— START —

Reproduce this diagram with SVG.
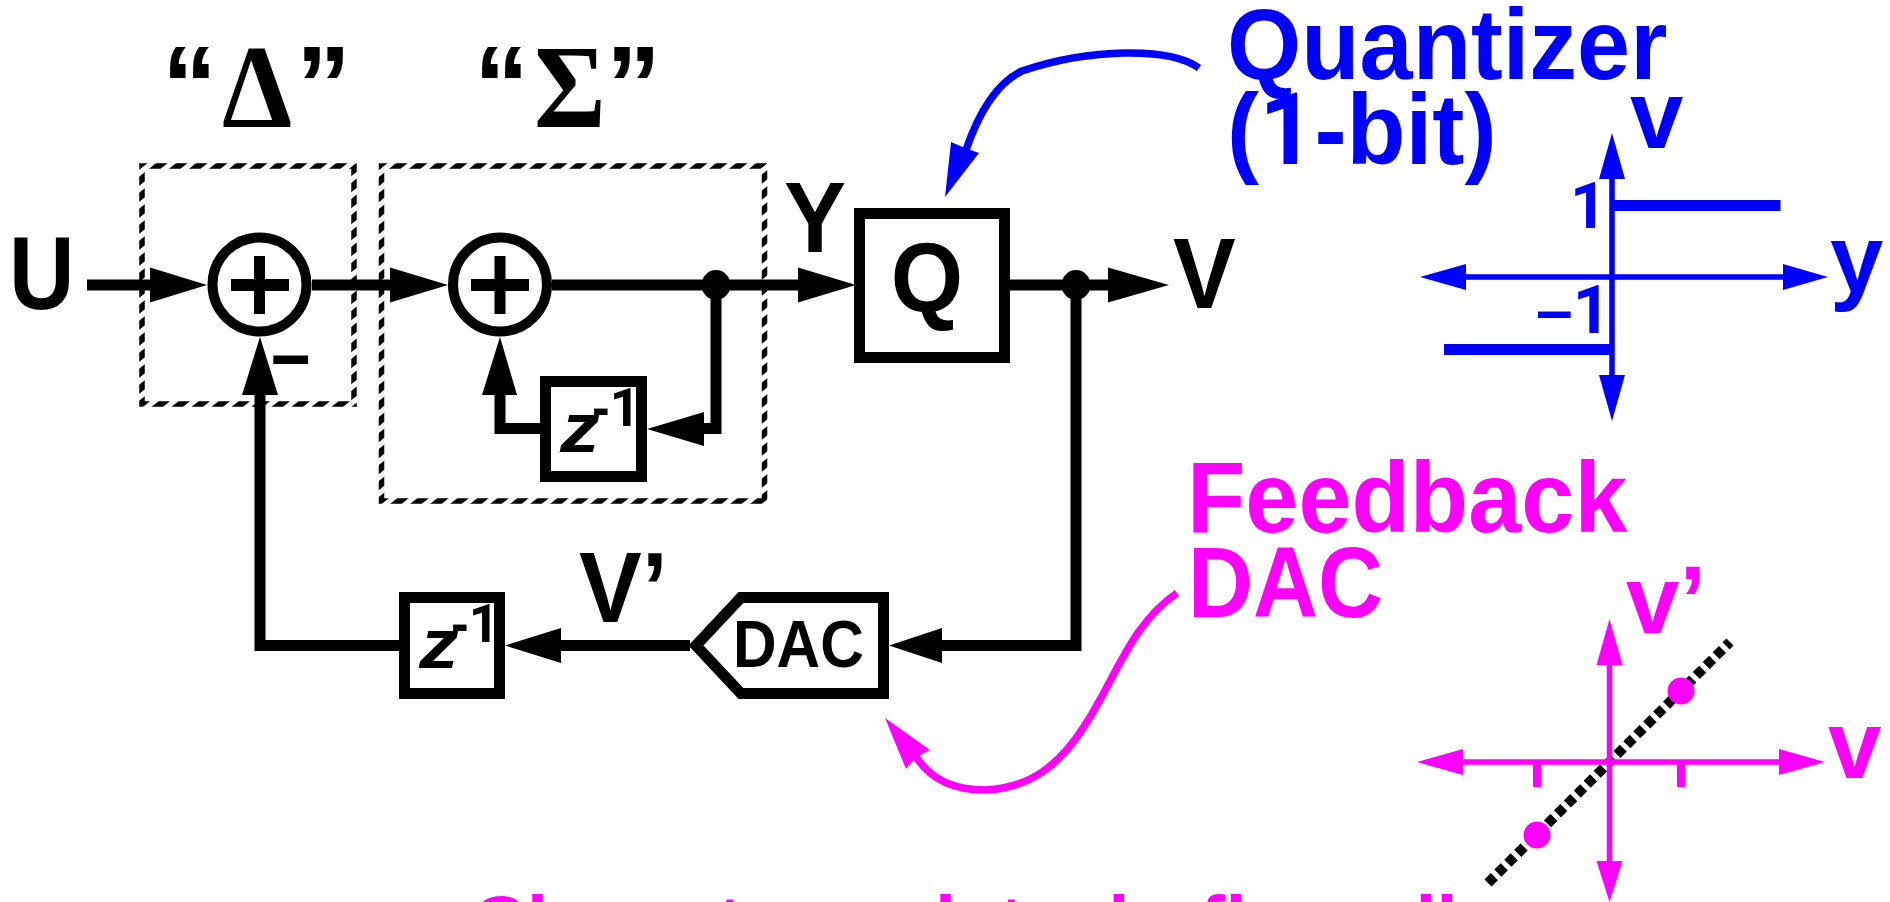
<svg xmlns="http://www.w3.org/2000/svg" width="1890" height="902" viewBox="0 0 1890 902">
<style>
text{font-family:"Liberation Sans",Arial,sans-serif;font-weight:700}
.k{fill:#000}.b{fill:#00f}.m{fill:#f0f}
.t{font-size:100px}
.q{font-size:110px}
.w{fill:none;stroke:#000;stroke-width:11}
.box{fill:#fff;stroke:#000;stroke-width:11}
.sum{fill:#fff;stroke:#000;stroke-width:10}
.hatch{fill:none;stroke:url(#hatch);stroke-width:5.500}
.ba{fill:none;stroke:#00f;stroke-width:5.5}
.ma{fill:none;stroke:#f0f;stroke-width:5.5}
.z{font-size:71px;font-style:italic}
.e{font-size:53px}
.one{font-family:Roboto,"Liberation Sans",sans-serif}
.sym{font-family:"Liberation Serif","DejaVu Serif",serif;font-size:118px}
</style>
<defs>
<pattern id="hatch" patternUnits="userSpaceOnUse" width="20" height="16">
<polygon points="0,0 11.500,0 -8.500,16 -20,16" fill="#000"/>
<polygon points="20,0 31.500,0 11.500,16 0,16" fill="#000"/>
</pattern>
</defs>
<rect width="1890" height="902" fill="#fff"/>

<g id="delta-block">
<rect class="hatch" x="142" y="166" width="212" height="238"/>
<text class="q k" x="162" y="123">“</text>
<text class="sym k" transform="translate(222,127) scale(.95,1)">Δ</text>
<text class="q k" x="296" y="123">”</text>
</g>
<g id="sigma-block">
<rect class="hatch" x="381.500" y="166" width="383" height="335"/>
<text class="q k" x="474" y="123">“</text>
<text class="sym k" transform="translate(534,127) scale(.93,1)">Σ</text>
<text class="q k" x="606" y="123">”</text>
</g>

<g id="connectors">
<path class="w" d="M87,285H150M312,285H390M552,285H798M1010,285H1108"/>
<path class="w" d="M716,285V428.500H704M540,428.500H500V394"/>
<path class="w" d="M1076,285V645.500H942M690,645.500H561M399,645.500H260V395"/>
<polygon class="k" points="150,267.500 207,285 150,302.500"/>
<polygon class="k" points="390,267.500 448,285 390,302.500"/>
<polygon class="k" points="798,267.500 856,285 798,302.500"/>
<polygon class="k" points="1108,267.500 1169,285 1108,302.500"/>
<polygon class="k" points="704,412 647,429 704,446"/>
<polygon class="k" points="482,395 500,337 517,395"/>
<polygon class="k" points="242,395 260,337 278,395"/>
<polygon class="k" points="942,628 889,645.500 942,663"/>
<polygon class="k" points="561,628 505,645.500 561,663"/>
<ellipse class="k" cx="716" cy="285" rx="14.500" ry="15"/>
<ellipse class="k" cx="1076" cy="285" rx="14.500" ry="15"/>
<path d="M1199,68C1170,47 1090,48 1022,71C995,84 978,115 966,150" fill="none" stroke="#00f" stroke-width="7.500"/>
<polygon class="b" points="945,197 951,142 965,148 979,153"/>
<path d="M1177,593C1130,625 1115,680 1085,725C1060,765 1030,788 985,790C955,790 930,780 915,755" fill="none" stroke="#f0f" stroke-width="7.500"/>
<polygon class="m" points="885,718 930,750 916,757 906,769"/>
</g>

<g id="input-U"><text class="k" font-size="103" transform="translate(9,309) scale(.88,1)">U</text></g>
<g id="sum1">
<circle class="sum" cx="259.500" cy="284.500" r="47"/>
<path class="k" d="M231,279H289V291H231ZM254,256H265V314H254Z"/>
<text class="k" font-size="72" transform="translate(268,378) scale(1.900,1)">-</text>
</g>
<g id="sum2">
<circle class="sum" cx="500" cy="284.500" r="47"/>
<path class="k" d="M471,279H529V291H471ZM494.500,256H505.500V314H494.500Z"/>
</g>
<g id="label-Y"><text class="t k" transform="translate(784,252) scale(.93,1)">Y</text></g>
<g id="quantizer">
<rect class="box" x="859.500" y="213.500" width="145" height="144"/>
<text class="k" font-size="98" text-anchor="middle" transform="translate(927,312) scale(.95,1)">Q</text>
</g>
<g id="output-V"><text class="t k" transform="translate(1173,308) scale(.94,1)">V</text></g>
<g id="delay1">
<rect class="box" x="545.500" y="381.500" width="96" height="95"/>
<text class="z k" transform="translate(560,452) scale(1.120,1)">z</text>
<text class="e k" x="592" y="426">-<tspan class="one">1</tspan></text>
</g>
<g id="delay2">
<rect class="box" x="404.500" y="597.500" width="95" height="96"/>
<text class="z k" transform="translate(419,668) scale(1.120,1)">z</text>
<text class="e k" x="451" y="642">-<tspan class="one">1</tspan></text>
</g>
<g id="dac">
<polygon class="box" points="883.500,597.500 741,597.500 696,645.500 741,693.500 883.500,693.500"/>
<text class="k" font-size="66" transform="translate(733,667) scale(.915,1)">DAC</text>
</g>
<g id="label-Vprime"><text class="t k" transform="translate(579,622) scale(.94,1)">V’</text></g>

<g id="quantizer-label">
<text class="t b" transform="translate(1227,79) scale(.955,1)">Quantizer</text>
<text class="t b" transform="translate(1227,164) scale(.965,1)">(<tspan class="one">1</tspan>-bit)</text>
</g>
<g id="quantizer-plot">
<path class="ba" d="M1612,175V380M1462,277H1787"/>
<polygon class="b" points="1612,133 1625,179 1599,179"/>
<polygon class="b" points="1612,421 1625,375 1599,375"/>
<polygon class="b" points="1420,277 1466,264 1466,290"/>
<polygon class="b" points="1828,277 1783,264 1783,290"/>
<rect class="b" x="1612" y="200" width="168.500" height="11"/>
<rect class="b" x="1444" y="344" width="168" height="11"/>
<text class="b one" font-size="64" x="1570" y="228">1</text>
<text class="b" font-size="66" x="1536" y="333">–<tspan class="one">1</tspan></text>
<text class="b" font-size="96" x="1630" y="148">v</text>
<text class="b" font-size="96" x="1830" y="292">y</text>
</g>

<g id="dac-label">
<text class="t m" transform="translate(1187,532) scale(.955,1)">Feedback</text>
<text class="t m" transform="translate(1188,617) scale(.9,1)">DAC</text>
</g>
<g id="dac-plot">
<line x1="1488" y1="883" x2="1730" y2="642" stroke="#000" stroke-width="10" stroke-dasharray="9 5"/>
<path class="ma" d="M1609.500,660V866M1458,762H1784"/>
<polygon class="m" points="1609.500,619 1622.500,665 1596.500,665"/>
<polygon class="m" points="1609.500,902 1622.500,861 1596.500,861"/>
<polygon class="m" points="1417,762 1463,749 1463,775"/>
<polygon class="m" points="1825,762 1779,749 1779,775"/>
<path d="M1537,762V787M1681,762V787" fill="none" stroke="#f0f" stroke-width="8"/>
<ellipse class="m" cx="1681" cy="691" rx="13.500" ry="13.500"/>
<ellipse class="m" cx="1537" cy="835" rx="13.500" ry="13.500"/>
<text class="m" font-size="96" x="1626" y="633">v’</text>
<text class="m" font-size="96" x="1828" y="778">v</text>
</g>
<g id="bottom-label">
<text class="m" font-size="76" y="949"><tspan x="472">Charge</tspan><tspan x="696"> to</tspan><tspan x="770"> regu</tspan><tspan x="935">late</tspan><tspan x="1083">d</tspan><tspan x="1179"> flow all</tspan></text>
</g>
</svg>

— END —

Prompt>
Write out the listing above again, exactly, but with no pictures in the copy.

Task output>
Reproduce this diagram with SVG.
<svg xmlns="http://www.w3.org/2000/svg" width="1890" height="902" viewBox="0 0 1890 902">
<style>
text{font-family:"Liberation Sans",Arial,sans-serif;font-weight:700}
.k{fill:#000}.b{fill:#00f}.m{fill:#f0f}
.t{font-size:100px}
.q{font-size:110px}
.w{fill:none;stroke:#000;stroke-width:11}
.box{fill:#fff;stroke:#000;stroke-width:11}
.sum{fill:#fff;stroke:#000;stroke-width:10}
.hatch{fill:none;stroke:url(#hatch);stroke-width:5.500}
.ba{fill:none;stroke:#00f;stroke-width:5.5}
.ma{fill:none;stroke:#f0f;stroke-width:5.5}
.z{font-size:71px;font-style:italic}
.e{font-size:53px}
.one{font-family:Roboto,"Liberation Sans",sans-serif}
.sym{font-family:"Liberation Serif","DejaVu Serif",serif;font-size:118px}
</style>
<defs>
<pattern id="hatch" patternUnits="userSpaceOnUse" width="20" height="16">
<polygon points="0,0 11.500,0 -8.500,16 -20,16" fill="#000"/>
<polygon points="20,0 31.500,0 11.500,16 0,16" fill="#000"/>
</pattern>
</defs>
<rect width="1890" height="902" fill="#fff"/>

<g id="delta-block">
<rect class="hatch" x="142" y="166" width="212" height="238"/>
<text class="q k" x="162" y="123">“</text>
<text class="sym k" transform="translate(222,127) scale(.95,1)">Δ</text>
<text class="q k" x="296" y="123">”</text>
</g>
<g id="sigma-block">
<rect class="hatch" x="381.500" y="166" width="383" height="335"/>
<text class="q k" x="474" y="123">“</text>
<text class="sym k" transform="translate(534,127) scale(.93,1)">Σ</text>
<text class="q k" x="606" y="123">”</text>
</g>

<g id="connectors">
<path class="w" d="M87,285H150M312,285H390M552,285H798M1010,285H1108"/>
<path class="w" d="M716,285V428.500H704M540,428.500H500V394"/>
<path class="w" d="M1076,285V645.500H942M690,645.500H561M399,645.500H260V395"/>
<polygon class="k" points="150,267.500 207,285 150,302.500"/>
<polygon class="k" points="390,267.500 448,285 390,302.500"/>
<polygon class="k" points="798,267.500 856,285 798,302.500"/>
<polygon class="k" points="1108,267.500 1169,285 1108,302.500"/>
<polygon class="k" points="704,412 647,429 704,446"/>
<polygon class="k" points="482,395 500,337 517,395"/>
<polygon class="k" points="242,395 260,337 278,395"/>
<polygon class="k" points="942,628 889,645.500 942,663"/>
<polygon class="k" points="561,628 505,645.500 561,663"/>
<ellipse class="k" cx="716" cy="285" rx="14.500" ry="15"/>
<ellipse class="k" cx="1076" cy="285" rx="14.500" ry="15"/>
<path d="M1199,68C1170,47 1090,48 1022,71C995,84 978,115 966,150" fill="none" stroke="#00f" stroke-width="7.500"/>
<polygon class="b" points="945,197 951,142 965,148 979,153"/>
<path d="M1177,593C1130,625 1115,680 1085,725C1060,765 1030,788 985,790C955,790 930,780 915,755" fill="none" stroke="#f0f" stroke-width="7.500"/>
<polygon class="m" points="885,718 930,750 916,757 906,769"/>
</g>

<g id="input-U"><text class="k" font-size="103" transform="translate(9,309) scale(.88,1)">U</text></g>
<g id="sum1">
<circle class="sum" cx="259.500" cy="284.500" r="47"/>
<path class="k" d="M231,279H289V291H231ZM254,256H265V314H254Z"/>
<text class="k" font-size="72" transform="translate(268,378) scale(1.900,1)">-</text>
</g>
<g id="sum2">
<circle class="sum" cx="500" cy="284.500" r="47"/>
<path class="k" d="M471,279H529V291H471ZM494.500,256H505.500V314H494.500Z"/>
</g>
<g id="label-Y"><text class="t k" transform="translate(784,252) scale(.93,1)">Y</text></g>
<g id="quantizer">
<rect class="box" x="859.500" y="213.500" width="145" height="144"/>
<text class="k" font-size="98" text-anchor="middle" transform="translate(927,312) scale(.95,1)">Q</text>
</g>
<g id="output-V"><text class="t k" transform="translate(1173,308) scale(.94,1)">V</text></g>
<g id="delay1">
<rect class="box" x="545.500" y="381.500" width="96" height="95"/>
<text class="z k" transform="translate(560,452) scale(1.120,1)">z</text>
<text class="e k" x="592" y="426">-<tspan class="one">1</tspan></text>
</g>
<g id="delay2">
<rect class="box" x="404.500" y="597.500" width="95" height="96"/>
<text class="z k" transform="translate(419,668) scale(1.120,1)">z</text>
<text class="e k" x="451" y="642">-<tspan class="one">1</tspan></text>
</g>
<g id="dac">
<polygon class="box" points="883.500,597.500 741,597.500 696,645.500 741,693.500 883.500,693.500"/>
<text class="k" font-size="66" transform="translate(733,667) scale(.915,1)">DAC</text>
</g>
<g id="label-Vprime"><text class="t k" transform="translate(579,622) scale(.94,1)">V’</text></g>

<g id="quantizer-label">
<text class="t b" transform="translate(1227,79) scale(.955,1)">Quantizer</text>
<text class="t b" transform="translate(1227,164) scale(.965,1)">(<tspan class="one">1</tspan>-bit)</text>
</g>
<g id="quantizer-plot">
<path class="ba" d="M1612,175V380M1462,277H1787"/>
<polygon class="b" points="1612,133 1625,179 1599,179"/>
<polygon class="b" points="1612,421 1625,375 1599,375"/>
<polygon class="b" points="1420,277 1466,264 1466,290"/>
<polygon class="b" points="1828,277 1783,264 1783,290"/>
<rect class="b" x="1612" y="200" width="168.500" height="11"/>
<rect class="b" x="1444" y="344" width="168" height="11"/>
<text class="b one" font-size="64" x="1570" y="228">1</text>
<text class="b" font-size="66" x="1536" y="333">–<tspan class="one">1</tspan></text>
<text class="b" font-size="96" x="1630" y="148">v</text>
<text class="b" font-size="96" x="1830" y="292">y</text>
</g>

<g id="dac-label">
<text class="t m" transform="translate(1187,532) scale(.955,1)">Feedback</text>
<text class="t m" transform="translate(1188,617) scale(.9,1)">DAC</text>
</g>
<g id="dac-plot">
<line x1="1488" y1="883" x2="1730" y2="642" stroke="#000" stroke-width="10" stroke-dasharray="9 5"/>
<path class="ma" d="M1609.500,660V866M1458,762H1784"/>
<polygon class="m" points="1609.500,619 1622.500,665 1596.500,665"/>
<polygon class="m" points="1609.500,902 1622.500,861 1596.500,861"/>
<polygon class="m" points="1417,762 1463,749 1463,775"/>
<polygon class="m" points="1825,762 1779,749 1779,775"/>
<path d="M1537,762V787M1681,762V787" fill="none" stroke="#f0f" stroke-width="8"/>
<ellipse class="m" cx="1681" cy="691" rx="13.500" ry="13.500"/>
<ellipse class="m" cx="1537" cy="835" rx="13.500" ry="13.500"/>
<text class="m" font-size="96" x="1626" y="633">v’</text>
<text class="m" font-size="96" x="1828" y="778">v</text>
</g>
<g id="bottom-label">
<text class="m" font-size="76" y="949"><tspan x="472">Charge</tspan><tspan x="696"> to</tspan><tspan x="770"> regu</tspan><tspan x="935">late</tspan><tspan x="1083">d</tspan><tspan x="1179"> flow all</tspan></text>
</g>
</svg>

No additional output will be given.